Here’s how to do the challah social-distance handoff

Roberta Sandrin receives a fresh challah from her granddaughter, Hannah Roach.
Photo courtesy of Jill Roach

Hannah Roach of Germantown had never baked a challah. But then again, she never had to social distance herself from her beloved grandparents before either.

But last week, the 20-year-old Lehigh University student baked two loaves of rosemary challah with garlic, then drove one to her grandparents’ apartment in Gaithersburg to drop it off.

“She called and said, ‘Come downstairs. I have a treat for you,’” said Roach’s grandmother, Roberta Sandrin.

Sandrin wore a mask as she came outside and found Roach, masked as well, waiting in the car. Roach passed the loaf through the open window.

“We called it Hannah’s homemade challah handoff!” Sandrin told a family friend. “It was the highlight of my week.”

She said her granddaughter’s challah was “perfect, absolutely perfect. Even the braiding.”

In this family, food goes both ways. Since the stay at home order was issued, Sandrin, has made matzah ball soup several times and had it delivered to the Roachs.

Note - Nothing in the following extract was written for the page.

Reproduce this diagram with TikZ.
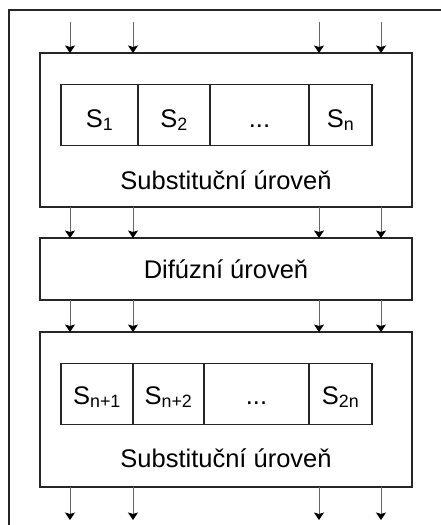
\documentclass[tikz,border=0pt]{standalone}
\usepackage{fontspec}
\setmainfont{Liberation Sans}
\usetikzlibrary{arrows.meta}
\usetikzlibrary{positioning}

\begin{document}
\begin{tikzpicture}[x=1pt,y=-1pt,node distance=0pt,on grid=false,
	font=\fontsize{25.5}{30}\selectfont,
	layer/.style={draw=black!85,line width=1.6pt,outer sep=0pt,inner sep=0pt,minimum width=372pt},
	sbox/.style={draw=black!85,line width=1.4pt,outer sep=0pt,inner sep=0pt,minimum height=61pt,text depth=0pt},
	flow/.style={draw=black!60,line width=1pt,-{Stealth[length=7.5pt,width=10pt,inset=1.5pt,color=black]}}]

				    \useasboundingbox (0,0) rectangle (441,525);
				    \draw[draw=black!85,line width=1.6pt] (441,10) -- (9,10) -- (9,525);

				    % Place nodes
				    \node[layer,minimum height=154pt] (sub1) at (226,130) {};
				    \node[layer,minimum height=62pt,below=31pt of sub1] (dif) {Dif\'uzn\'i \'urove\v{n}};
				    \node[layer,minimum height=155pt,below=32pt of dif] (sub2) {};

				    % first row of boxes
				    \begin{scope}[every node/.append style={text height=24pt}]
				    \node[sbox,minimum width=77pt,anchor=west] (s1) at (61,115) {S\textsubscript{1}};
				    \node[sbox,minimum width=72pt,right=of s1] (s2) {S\textsubscript{2}};
				    \node[sbox,minimum width=99pt,right=of s2] (sdots) {...};
				    \node[sbox,minimum width=63pt,right=of sdots] (sn) {S\textsubscript{n}};
				    \end{scope}
				    \node (lab1) at (226,180) {Substitu\v{c}n\'i \'urove\v{n}};

				    % second row of boxes
				    \begin{scope}[every node/.append style={text height=20pt}]
				    \node[sbox,minimum width=72pt,anchor=west] (sn1) at (61,394) {S\textsubscript{n+1}};
				    \node[sbox,minimum width=71pt,right=of sn1] (sn2) {S\textsubscript{n+2}};
				    \node[sbox,minimum width=105pt,right=of sn2] (sdots2) {...};
				    \node[sbox,minimum width=63pt,right=of sdots2] (s2n) {S\textsubscript{2n}};
				    \end{scope}
				    \node (lab2) at (226,458) {Substitu\v{c}n\'i \'urove\v{n}};

				    % arrows
				    \foreach \x in {70,133,319,381}{
				    	\coordinate (in) at (\x,22);
				    	\coordinate (out) at (\x,520);
				    	\draw[flow] (in) -- (in |- sub1.north);
				    	\draw[flow] (in |- sub1.south) -- (in |- dif.north);
				    	\draw[flow] (in |- dif.south) -- (in |- sub2.north);
				    	\draw[flow] (in |- sub2.south) -- (out);
				    }
				\end{tikzpicture}
\end{document}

“We just brought it in a big plastic container. At their house, we have driveway gatherings,” Sandrin said.

“We visit for a few minutes,” said Jill Roach, Sandrin’s daughter and Hannah’s mother. “My mom bakes, and my daughter bakes. It skipped a generation,” Jill Roach said of her baking skills.

On Mother’s Day, the family gathered in the Roachs’ backyard for a social distancing celebration.

The share shopping as well, using Instacart to buy what they need and then handing off some of the items they purchased jointly.

“It’s a new way of life. We have to get used to it,” Sandrin said.

Suzanne Pollak is a Washington-area writer.